El Rayo es ―junto a Osasuna― el equipo revelación de LaLiga y el Barça está fatal en todos los aspectos. Todos lo sabemos y, debido a ello, esto es todo lo que voy a hablar del partido de hoy en esta anti-previa. No vengo a hablar de fútbol, o al menos no de forma de forma explícita. Es por ello por lo que, como un Cervantes de ali-express que defiende la continuación de su Quijote ante un apócrifo Quijano, empleo este primer párrafo como aviso y prudente justificación de lo que está por venir.
Esta semana he sufrido uno de mis habituales ataques de bibliofilia. Estos extraños brotes tienen orígenes diversos: el morbo de un texto prohibido tiempo atrás, una lectura cuya visión del mundo cambie la mía o una simple recomendación de alguien a quien aprecie. Confieso que he borrado ese «simple» en más de una ocasión. Al fin y al cabo, ¿qué hay más complejo que una recomendación?
Siento que cuando una persona me invita a leer un texto, me invita asimismo a leerle a ella, a sumergirme en una íntima conversación entre su interior y el del libro; una conversación de la que quieren hacerme partícipe. Si un ser querido me abriese las puertas de una obra que ha significado algo en su vida, no volvería a verlo con los mismos ojos. Las expresiones, los personajes y sus peripecias me ayudarían a comprender mejor ese mundo oculto al que no siempre conseguimos llegar. En cierta medida, un hombre es lo que lee.
La literatura y el fútbol son fenómenos aparentemente inconexos, pero todo depende de lo dispuesto que uno esté a dejar volar su imaginación y sentimentalismo. Personalmente, me gusta ver a ambos como puertas a nuevos mundos, como historias infinitas, como nuevas realidades. Al ocupar una butaca en el teatro experimento una sensación similar a la que me genera vivir un partido. Previamente al espectáculo, soy un mero espectador excluido por la cuarta pared. Sin embargo, una vez comienza sus criaturas me llevan de la mano a vivir lo que ellas viven, a sentir lo que ellas sienten y, en suma, a hacer míos sus éxitos y fracasos. Cada personaje y su contexto son un nuevo mundo por explorar. Una película, una novela, una obra de teatro y un partido no dejan de ser múltiples historias por contar.
A lo largo de mis catorce años como abonado franjirrojo he quemado esas etapas de la vida que se van para no volver. Podría decir sin miedo a pecar de hiperbólico que me he criado con el Rayo. Durante estos casi tres lustros he puesto el punto final a cientos de historias: mi primer partido en el estadio, mi primer ascenso a primera, mi primera Copa del Rey, mi primera lágrima futbolera, mi primer gol, mi primera victoria contra el Atleti, la primera contra el Madrid… Dentro de un mismo universo futbolístico todas ellas dan vida a pequeños mundos, a pequeñas historias únicas, nuevas e incomparables entre sí.
Esta semana he sufrido uno de mis habituales ataques de bibliofilia, gracias a Helene Hanff y Franck Doel.
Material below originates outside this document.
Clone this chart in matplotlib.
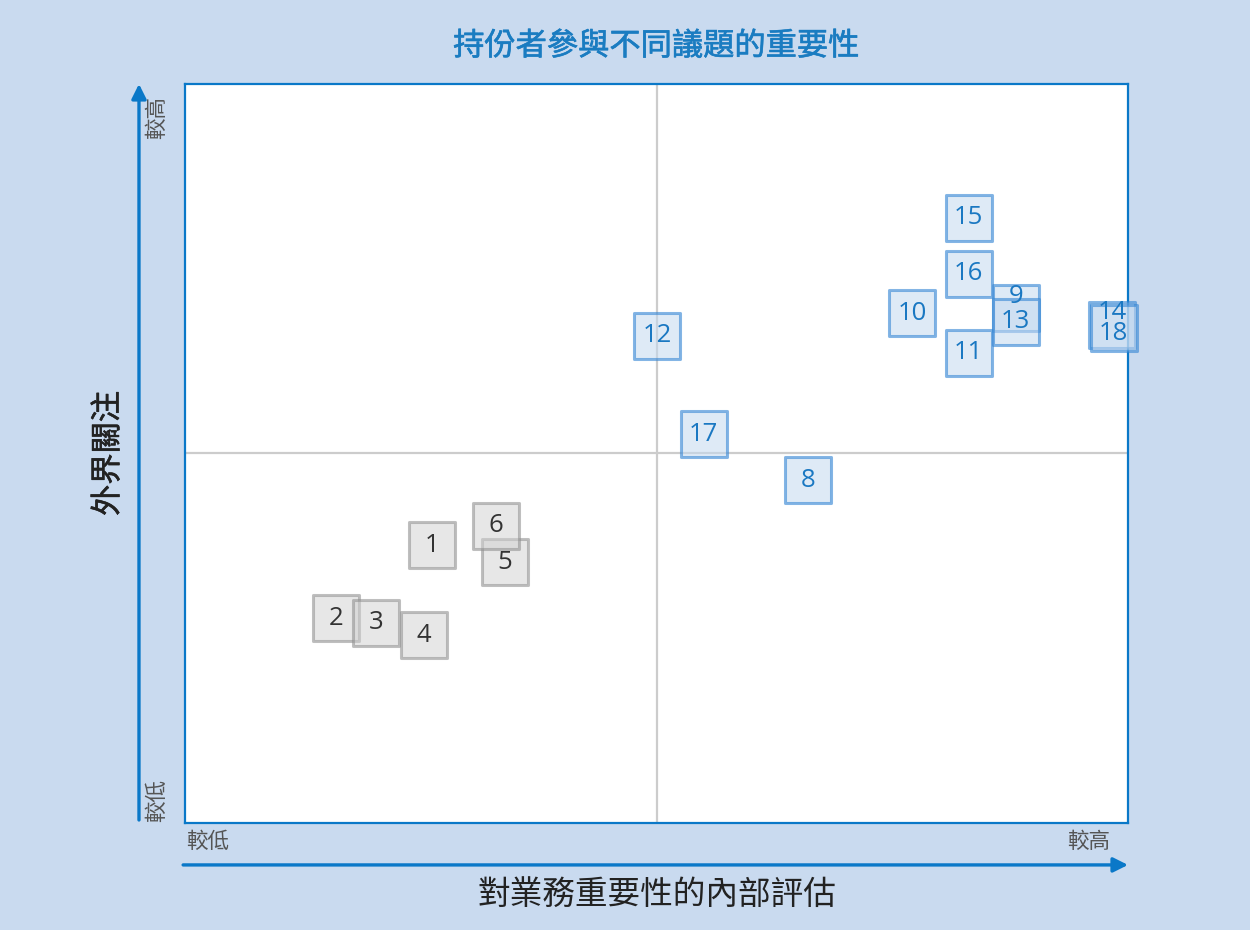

Su historia arranca a finales de los años 50, cuando una joven neoyorquina intenta, sin éxito, llevar sus obras a los grandes teatros de la ciudad. Entretanto, desarrolla su amor por los libros adquiriendo ejemplares de una recóndita librería londinense situada en el número 84 de Charing Cross Road. Doel era el dueño del establecimiento.
Durante veinte años, intercambiaron misivas y entablaron una bonita y lejana amistad. Helene mandaba el listado de sus nuevas inquietudes y Franck recorría la ciudad con énfasis y cariño para mandar al otro lado del mundo el mejor ejemplar de cada obra. Hasta el fallecimiento del librero en el año 68, ambos entablaron una relación de pureza y ternura sustentada en el amor mutuo por esos pequeños mundos de papel encuadernado.
Cuando Franck murió, Helene perdió la llave que durante dos décadas le abrió la puerta de tantas y tantas historias. Sin embargo, también encontró la suya. Una vez que su compañero de lectura se marchó, publicó todas las cartas que intercambiaron bajo el título de 84, Charing Cross Road, el punto donde se ubicaba la librería que los había unido para siempre. Aquella obra le dio, cuando menos lo esperaba, el reconocimiento por el que años atrás tanto había luchado.
A lo largo de mis catorce años como abonado he escrito y puesto el punto final a cientos de historias, pero hay una que aún está por escribir. Con la madrugada acompañando mis dedos danzantes sobre el teclado cierro por un momento los ojos y sueño. Una marabunta de recuerdos agrios, varios párrafos que olvidar, algún desafortunado baile y un papel en blanco sobre el que escribir: «mi primera victoria contra el Barça».